Joseph Mallord William Turner (1775-1851) was an English painter whose special talent was to capture the English light and weather in all its vicissitudes. This oil on canvas work was painted around 1842 in the latter years of Turner’s life.
Turner is considered one of the most original and gifted of all English landscape painters and was a prolific artist. His work became increasingly expressive and loosely painted as he became older. This painting is famous and highly admired, but at the time of production, was attacked by critics as ‘soapsuds and whitewash’.

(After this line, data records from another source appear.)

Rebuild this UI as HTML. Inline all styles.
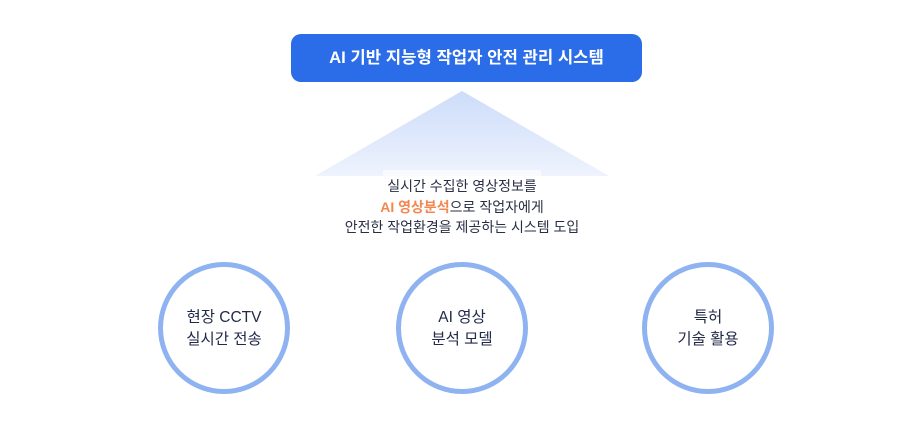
<!DOCTYPE html>
<html><head><meta charset="utf-8"><style>
body{margin:0;width:924px;height:429px;background:#fff;position:relative;overflow:hidden;font-family:"Liberation Sans","Noto Sans CJK KR",sans-serif}
.btn{position:absolute;left:291px;top:34px;width:351px;height:48px;background:#2b6de8;border-radius:10px;color:#fff;font-weight:bold;font-size:16.7px;text-align:center;line-height:48px}
.txt{position:absolute;left:300px;width:324px;top:176px;text-align:center;font-size:14px;line-height:20.5px;color:#2a2f45}
.c{position:absolute;width:122px;height:122px;border:5px solid #8fb3f0;border-radius:50%;display:flex;align-items:center;justify-content:center;text-align:center;font-size:15.5px;line-height:22px;color:#222a4a;padding-top:2px;box-sizing:content-box}
</style></head><body>
<div class="btn">AI 기반 지능형 작업자 안전 관리 시스템</div>
<svg style="position:absolute;left:0;top:0" width="924" height="429">
<defs><linearGradient id="g" x1="0" y1="0" x2="0" y2="1"><stop offset="0" stop-color="#cddcfa"/><stop offset="1" stop-color="#eef3fd"/></linearGradient></defs>
<polygon points="462,91 609,176 315,176" fill="url(#g)"/>
<rect x="383" y="170" width="158" height="8" fill="#fff" opacity="0.6"/>
</svg>
<div class="txt">실시간 수집한 영상정보를<br><b style="color:#f3874f">AI 영상분석</b>으로 작업자에게<br>안전한 작업환경을 제공하는 시스템 도입</div>
<div class="c" style="left:158px;top:262px;height:120px">현장 CCTV<br>실시간 전송</div>
<div class="c" style="left:396px;top:262px;height:120px">AI 영상<br>분석 모델</div>
<div class="c" style="left:642px;top:262px;height:120px">특허<br>기술 활용</div>
</body></html>
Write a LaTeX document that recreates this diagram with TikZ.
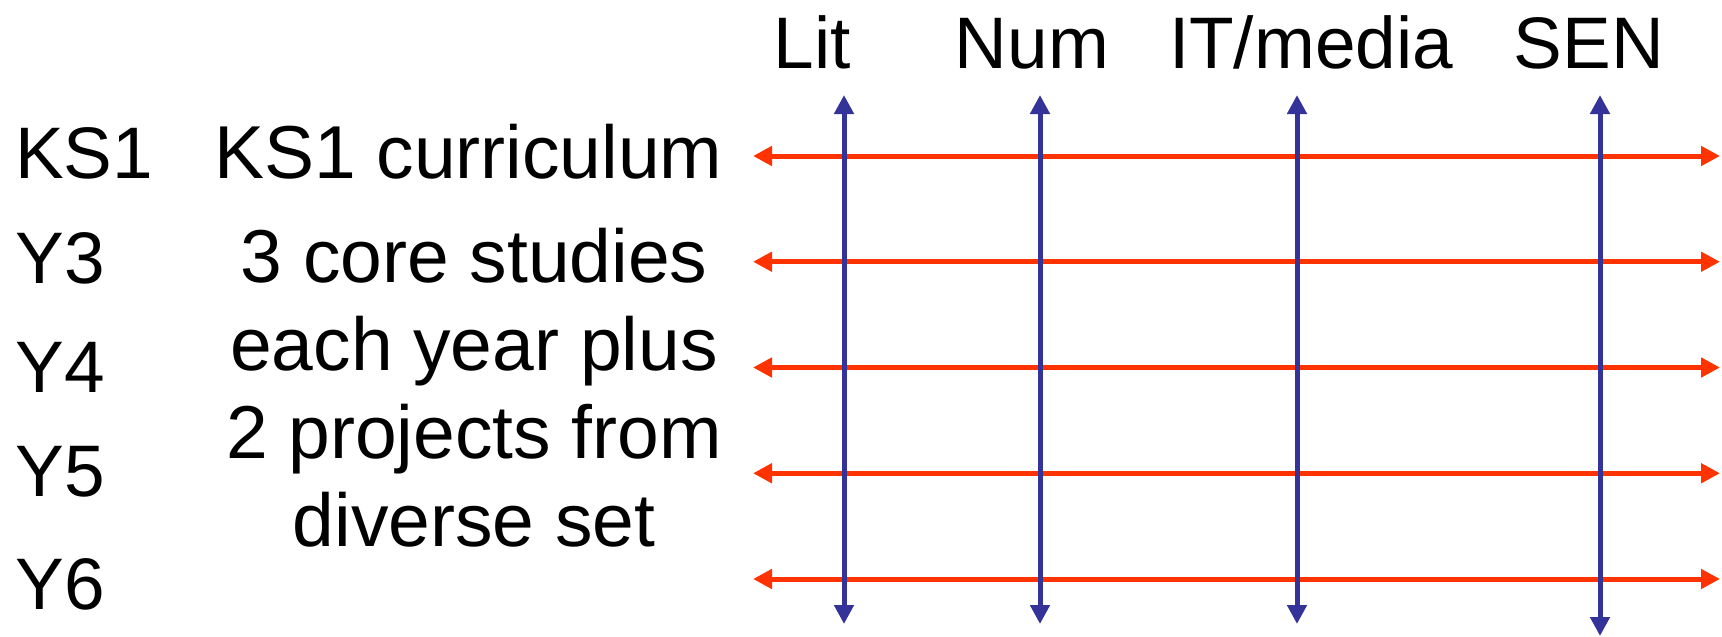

According to this article by Meryle Secrest, when this work was first exhibited “the public was outraged, scandalized. Mr. Turner, the critics said, had gone mad. Turner was naturally upset, but he had probably expected this response. He took great pains with the title so as to assure his viewers that he had put down on canvas exactly what had happened: a steamboat just off a harbour mouth in shallow water had been battered by a snowstorm. The 64-year-old Turner had ordered himself lashed to the ship’s mast for four hours in the midst of the storm. He said later that he had not expected to survive, but he had more than endured, he had triumphed; and the painting is one of his finest achievements”. Turner’s desire to paint expressively and in ‘plein air’ (the open air, straight from life) was unusual and showed a modern outlook and constant desire to experiment and improve.